Les entreprises assujetties doivent identifier, analyser et hiérarchiser les risques graves concernant leurs propres activités, celles de leurs filiales et celles de leurs éventuels partenaires commerciaux.

Quelques points pratiques pouvant être dégagés de l’arrêt d’appel :

  • S’en tenir à un constat de l’évolution des risques (qui plus est de manière globale) ne permettrait pas de remplir l’exercice attendu d’« identification » et d’ « analyse » des risques. L’identification de la maitrise des risques pour l’identification du risque net fait d’ailleurs l’objet d’une critique en ce que leur identification à ce stade serait prématurée, et qu’ils sont prévus par la mesure n°3 consistant à prendre des « actions adaptées d’atténuation des risques ou de prévention des atteintes graves ».
  • Il convient d’identifier les risques et atteintes graves.
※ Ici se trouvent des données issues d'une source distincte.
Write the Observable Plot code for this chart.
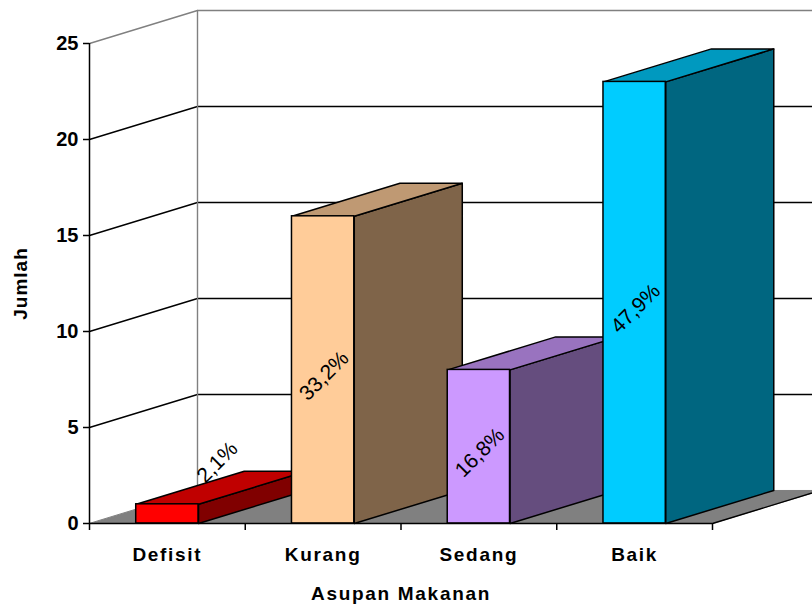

En effet, la loi ne met pas les entreprises concernées en situation de devoir prévenir ou atténuer tous les impacts de leur activité.
  • Il convient d’identifier les risques et atteintes réels en plus des risques potentiels. L’identification des risques potentiels est insuffisante.
  • Il convient de hiérarchiser par degré de gravité et par facteur de risques. En effet se limiter à hiérarchiser selon les trois grandes catégories (droits humains et libertés fondamentales/ Santé et sécurité des personnes / Environnement) ne suffit pas. Par exemple, la Cour d’appel a noté que la cartographie des risques de La Poste :
    • mentionnait de manière générale les risques liés aux accidents du travail, comme le défaut d'équipement de protection, sans préciser les risques spécifiques liés aux infractions au code de la sécurité routière commises par les chauffeurs,
    • identifiait les risques de travail des enfants et de travail forcé, mais ne mentionnait pas le risque de travail illégal, en notant qu’il s’agit pourtant d’un « problème important ».
  • Enfin, une cartographie peut être synthétique mais doit néanmoins rester précise.

La Cour d’appel a ainsi rappelé l’importance de la mesure pilier du plan. Constatant sa non-conformité, elle ne s’est pas attardée sur les mesures n°2 (procédures d’évaluation des tiers) et n°3 (actions permettant de limiter les risques identifiés), qui, à défaut d’identification, d’analyse et de hiérarchisation des risques les plus graves dans la cartographie, ne peuvent pas être satisfaisantes. Bien que l’arrêt ne traite pas ce point, notons que les actions permettant de limiter les risques identifiés pourront être variées : formations et sensibilisation, politiques anti-discrimination, audits de sécurité, équipements de protection, programmes de bien-être, gestion des déchets, clauses contractuelles, partenariats etc.

En outre, les entreprises devront se garder la preuve d’avoir mis en place un dialogue avec les organisations syndicales préalablement à l’élaboration du mécanisme d’alerte et de recueil des signalements (mesure n°4).

Enfin, le compte rendu de la mise en œuvre effective du plan de vigilance (mesure n°5) ne répond certes à aucun formalisme, mais il ne peut se contenter de faire état d’une évolution de risques généraux (par le biais d’indicateurs par exemple). Il devra donner des explications sur la mise en œuvre et les effets des mesures de vigilance prévues par le plan propres à identifier les risques et à prévenir les atteintes graves envers les droits humains et les libertés fondamentales, la santé et la sécurité des personnes ainsi que l’environnement.

* This article is current as of the date of its publication and does not necessarily reflect the present state of the law or relevant regulation.